>> BEGIN

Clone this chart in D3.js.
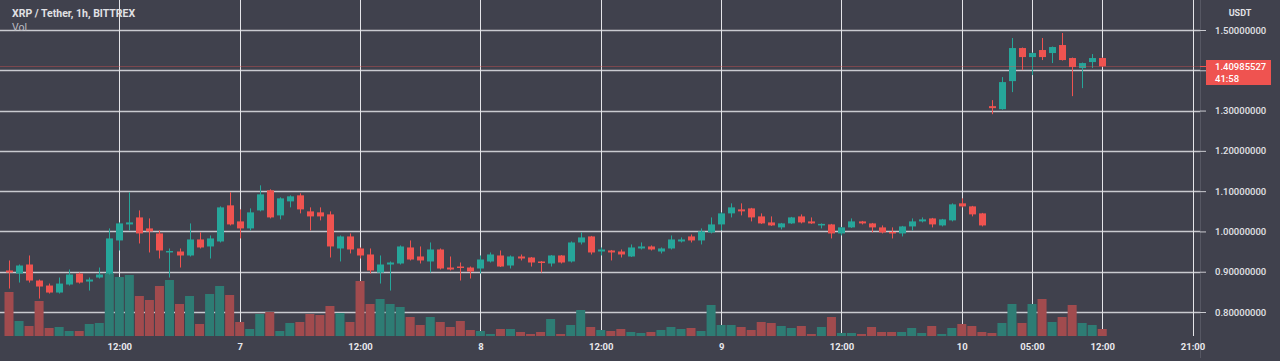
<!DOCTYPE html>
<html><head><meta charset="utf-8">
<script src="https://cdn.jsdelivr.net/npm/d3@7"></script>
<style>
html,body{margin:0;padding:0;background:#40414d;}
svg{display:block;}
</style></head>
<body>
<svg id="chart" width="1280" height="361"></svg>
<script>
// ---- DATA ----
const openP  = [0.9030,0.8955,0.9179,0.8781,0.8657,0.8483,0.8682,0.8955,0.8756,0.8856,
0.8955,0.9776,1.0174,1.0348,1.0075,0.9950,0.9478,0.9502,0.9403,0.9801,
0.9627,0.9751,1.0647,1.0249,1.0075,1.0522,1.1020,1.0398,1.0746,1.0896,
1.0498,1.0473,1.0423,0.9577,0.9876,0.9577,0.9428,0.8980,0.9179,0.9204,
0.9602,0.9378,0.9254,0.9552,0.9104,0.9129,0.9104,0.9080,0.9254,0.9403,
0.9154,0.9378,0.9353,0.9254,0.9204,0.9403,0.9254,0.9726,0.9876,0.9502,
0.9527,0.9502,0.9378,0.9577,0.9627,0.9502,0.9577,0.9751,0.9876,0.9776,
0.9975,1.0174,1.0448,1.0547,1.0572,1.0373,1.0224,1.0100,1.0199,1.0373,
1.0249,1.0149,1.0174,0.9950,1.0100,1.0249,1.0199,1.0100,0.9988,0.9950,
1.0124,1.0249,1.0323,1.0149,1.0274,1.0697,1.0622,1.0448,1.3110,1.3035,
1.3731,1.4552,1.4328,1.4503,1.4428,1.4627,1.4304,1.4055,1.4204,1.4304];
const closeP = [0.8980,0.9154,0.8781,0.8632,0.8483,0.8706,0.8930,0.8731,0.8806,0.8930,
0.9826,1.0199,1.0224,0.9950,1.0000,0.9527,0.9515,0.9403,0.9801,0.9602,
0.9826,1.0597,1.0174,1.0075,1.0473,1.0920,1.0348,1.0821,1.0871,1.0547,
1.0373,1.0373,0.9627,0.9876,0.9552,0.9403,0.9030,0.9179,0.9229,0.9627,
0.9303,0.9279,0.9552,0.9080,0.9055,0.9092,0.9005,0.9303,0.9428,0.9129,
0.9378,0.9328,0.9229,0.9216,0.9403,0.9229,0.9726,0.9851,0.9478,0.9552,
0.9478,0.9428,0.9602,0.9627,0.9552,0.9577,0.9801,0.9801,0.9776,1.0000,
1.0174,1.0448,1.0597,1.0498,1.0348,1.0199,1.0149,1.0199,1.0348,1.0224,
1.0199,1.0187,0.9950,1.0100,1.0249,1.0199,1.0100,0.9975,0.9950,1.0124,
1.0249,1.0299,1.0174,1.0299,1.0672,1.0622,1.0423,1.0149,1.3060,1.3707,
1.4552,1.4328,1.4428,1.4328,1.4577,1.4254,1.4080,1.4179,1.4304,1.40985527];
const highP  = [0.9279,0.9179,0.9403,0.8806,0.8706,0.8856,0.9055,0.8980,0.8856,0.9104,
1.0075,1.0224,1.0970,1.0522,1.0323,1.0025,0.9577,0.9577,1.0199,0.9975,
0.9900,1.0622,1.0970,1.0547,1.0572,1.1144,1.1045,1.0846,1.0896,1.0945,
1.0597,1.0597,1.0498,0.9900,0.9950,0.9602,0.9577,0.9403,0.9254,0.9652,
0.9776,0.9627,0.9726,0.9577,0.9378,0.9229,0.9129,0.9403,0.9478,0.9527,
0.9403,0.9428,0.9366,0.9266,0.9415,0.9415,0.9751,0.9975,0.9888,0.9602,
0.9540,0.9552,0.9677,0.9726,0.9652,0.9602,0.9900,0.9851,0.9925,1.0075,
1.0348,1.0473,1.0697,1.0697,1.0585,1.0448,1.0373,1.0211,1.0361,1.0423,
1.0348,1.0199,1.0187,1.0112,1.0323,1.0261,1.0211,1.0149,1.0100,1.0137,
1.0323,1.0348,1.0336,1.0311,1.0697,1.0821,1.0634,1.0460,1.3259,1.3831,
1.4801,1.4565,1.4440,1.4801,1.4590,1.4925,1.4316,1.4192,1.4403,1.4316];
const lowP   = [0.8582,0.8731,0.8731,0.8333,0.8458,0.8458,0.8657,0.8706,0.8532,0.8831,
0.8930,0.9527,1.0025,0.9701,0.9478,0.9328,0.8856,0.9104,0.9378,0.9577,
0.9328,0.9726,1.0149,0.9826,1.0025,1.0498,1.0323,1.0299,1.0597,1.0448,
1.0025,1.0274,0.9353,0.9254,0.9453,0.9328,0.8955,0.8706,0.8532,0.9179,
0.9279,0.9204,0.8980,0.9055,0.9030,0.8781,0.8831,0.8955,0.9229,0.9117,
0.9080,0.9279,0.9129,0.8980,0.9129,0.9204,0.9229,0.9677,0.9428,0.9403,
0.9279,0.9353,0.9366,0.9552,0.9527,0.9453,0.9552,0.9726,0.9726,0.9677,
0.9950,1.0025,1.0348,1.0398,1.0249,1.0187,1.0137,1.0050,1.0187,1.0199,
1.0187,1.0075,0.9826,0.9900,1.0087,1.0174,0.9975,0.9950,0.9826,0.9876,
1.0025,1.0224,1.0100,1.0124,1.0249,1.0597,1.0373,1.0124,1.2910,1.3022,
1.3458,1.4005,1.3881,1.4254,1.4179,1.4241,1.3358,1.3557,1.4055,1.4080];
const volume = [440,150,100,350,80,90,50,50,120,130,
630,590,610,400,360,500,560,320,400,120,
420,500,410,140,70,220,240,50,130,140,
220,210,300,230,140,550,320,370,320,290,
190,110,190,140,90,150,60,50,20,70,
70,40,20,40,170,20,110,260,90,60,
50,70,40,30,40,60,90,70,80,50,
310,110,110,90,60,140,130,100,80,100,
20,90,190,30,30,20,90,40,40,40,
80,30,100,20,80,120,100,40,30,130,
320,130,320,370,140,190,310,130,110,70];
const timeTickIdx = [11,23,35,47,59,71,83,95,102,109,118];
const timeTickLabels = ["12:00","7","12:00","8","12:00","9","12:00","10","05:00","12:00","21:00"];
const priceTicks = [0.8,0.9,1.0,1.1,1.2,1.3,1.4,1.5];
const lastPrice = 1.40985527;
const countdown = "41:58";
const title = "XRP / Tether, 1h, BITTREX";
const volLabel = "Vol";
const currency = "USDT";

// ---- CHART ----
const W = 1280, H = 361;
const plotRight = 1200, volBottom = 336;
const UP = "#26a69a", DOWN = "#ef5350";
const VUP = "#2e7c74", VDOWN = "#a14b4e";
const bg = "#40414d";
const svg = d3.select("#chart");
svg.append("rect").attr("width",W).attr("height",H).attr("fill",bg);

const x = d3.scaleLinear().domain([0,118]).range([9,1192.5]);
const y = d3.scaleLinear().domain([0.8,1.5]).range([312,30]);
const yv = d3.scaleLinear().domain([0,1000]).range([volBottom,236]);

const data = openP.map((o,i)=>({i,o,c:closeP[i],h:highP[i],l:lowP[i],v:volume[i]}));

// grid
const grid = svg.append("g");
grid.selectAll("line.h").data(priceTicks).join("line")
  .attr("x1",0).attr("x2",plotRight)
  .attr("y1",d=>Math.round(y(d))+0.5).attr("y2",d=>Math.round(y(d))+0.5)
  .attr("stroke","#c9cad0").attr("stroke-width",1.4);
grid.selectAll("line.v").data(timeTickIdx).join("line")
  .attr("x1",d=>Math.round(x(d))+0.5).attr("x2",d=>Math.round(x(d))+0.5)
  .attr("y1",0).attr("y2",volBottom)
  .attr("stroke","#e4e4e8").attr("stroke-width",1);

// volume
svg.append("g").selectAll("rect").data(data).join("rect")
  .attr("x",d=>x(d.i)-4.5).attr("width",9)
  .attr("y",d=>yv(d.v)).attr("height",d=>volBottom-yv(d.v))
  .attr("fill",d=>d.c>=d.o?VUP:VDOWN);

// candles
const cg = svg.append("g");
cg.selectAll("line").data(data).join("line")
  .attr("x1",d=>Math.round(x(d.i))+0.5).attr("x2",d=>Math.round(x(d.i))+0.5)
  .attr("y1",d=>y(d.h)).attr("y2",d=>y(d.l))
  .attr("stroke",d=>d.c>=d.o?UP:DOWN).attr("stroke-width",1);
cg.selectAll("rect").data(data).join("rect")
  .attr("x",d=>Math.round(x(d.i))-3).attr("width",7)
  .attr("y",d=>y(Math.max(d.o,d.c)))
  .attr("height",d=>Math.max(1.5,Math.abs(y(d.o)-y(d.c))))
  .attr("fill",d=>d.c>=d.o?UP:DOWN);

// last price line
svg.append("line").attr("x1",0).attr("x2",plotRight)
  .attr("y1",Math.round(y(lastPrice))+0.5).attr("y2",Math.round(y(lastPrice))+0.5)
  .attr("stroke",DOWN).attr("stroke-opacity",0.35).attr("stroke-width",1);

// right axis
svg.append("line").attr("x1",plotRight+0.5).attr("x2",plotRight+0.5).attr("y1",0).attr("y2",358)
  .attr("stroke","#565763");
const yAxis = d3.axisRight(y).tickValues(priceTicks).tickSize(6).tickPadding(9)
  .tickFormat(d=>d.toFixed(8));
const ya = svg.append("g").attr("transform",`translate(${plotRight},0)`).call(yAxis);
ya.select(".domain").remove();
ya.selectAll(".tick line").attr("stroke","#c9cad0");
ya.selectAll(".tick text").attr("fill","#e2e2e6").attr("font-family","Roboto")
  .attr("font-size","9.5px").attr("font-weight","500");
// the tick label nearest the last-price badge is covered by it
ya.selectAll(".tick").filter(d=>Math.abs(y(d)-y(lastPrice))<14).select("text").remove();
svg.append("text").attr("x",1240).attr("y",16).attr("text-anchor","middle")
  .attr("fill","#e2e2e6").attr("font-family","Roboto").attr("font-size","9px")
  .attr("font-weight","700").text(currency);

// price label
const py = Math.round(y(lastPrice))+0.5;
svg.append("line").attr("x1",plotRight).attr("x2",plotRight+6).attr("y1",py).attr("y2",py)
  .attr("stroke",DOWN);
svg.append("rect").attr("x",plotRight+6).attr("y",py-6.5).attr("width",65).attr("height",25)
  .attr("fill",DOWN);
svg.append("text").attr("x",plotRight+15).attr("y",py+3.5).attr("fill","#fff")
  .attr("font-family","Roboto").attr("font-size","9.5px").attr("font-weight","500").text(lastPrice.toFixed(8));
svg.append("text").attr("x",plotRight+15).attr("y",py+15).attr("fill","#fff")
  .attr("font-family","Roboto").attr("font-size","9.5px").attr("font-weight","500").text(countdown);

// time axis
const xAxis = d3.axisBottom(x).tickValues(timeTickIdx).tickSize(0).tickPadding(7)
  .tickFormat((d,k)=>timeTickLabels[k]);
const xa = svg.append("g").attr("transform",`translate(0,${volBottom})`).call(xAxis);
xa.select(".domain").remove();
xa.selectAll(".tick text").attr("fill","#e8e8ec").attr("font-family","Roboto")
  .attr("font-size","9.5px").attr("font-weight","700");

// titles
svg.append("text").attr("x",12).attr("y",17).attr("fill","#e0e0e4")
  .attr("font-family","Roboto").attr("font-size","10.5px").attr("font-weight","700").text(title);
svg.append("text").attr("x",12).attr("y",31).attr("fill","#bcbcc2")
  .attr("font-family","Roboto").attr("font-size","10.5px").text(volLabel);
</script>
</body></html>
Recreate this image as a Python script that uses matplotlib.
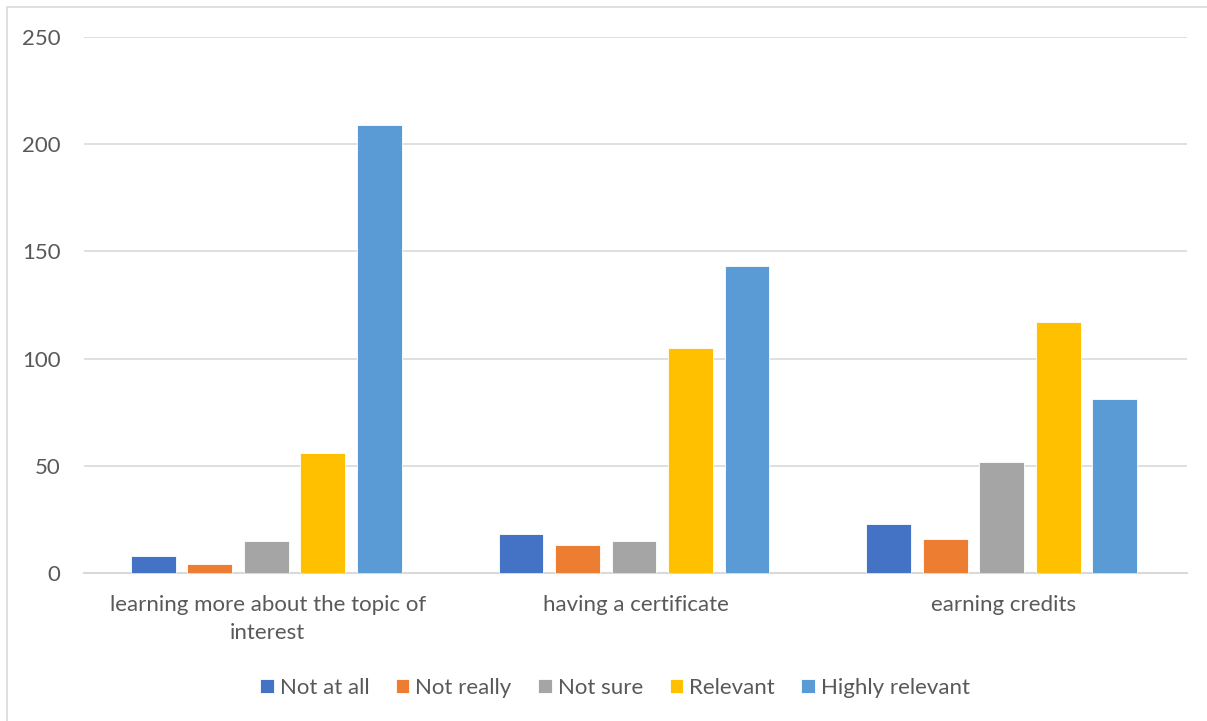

>> END

## EXERCISE DETAILS
Identify every line above with the string "script" in it. Copy those lines.

## SOLVED EXERCISE
<script src="https://cdn.jsdelivr.net/npm/d3@7"></script>
<script>
</script>
Recreate this image as a Python script that uses matplotlib.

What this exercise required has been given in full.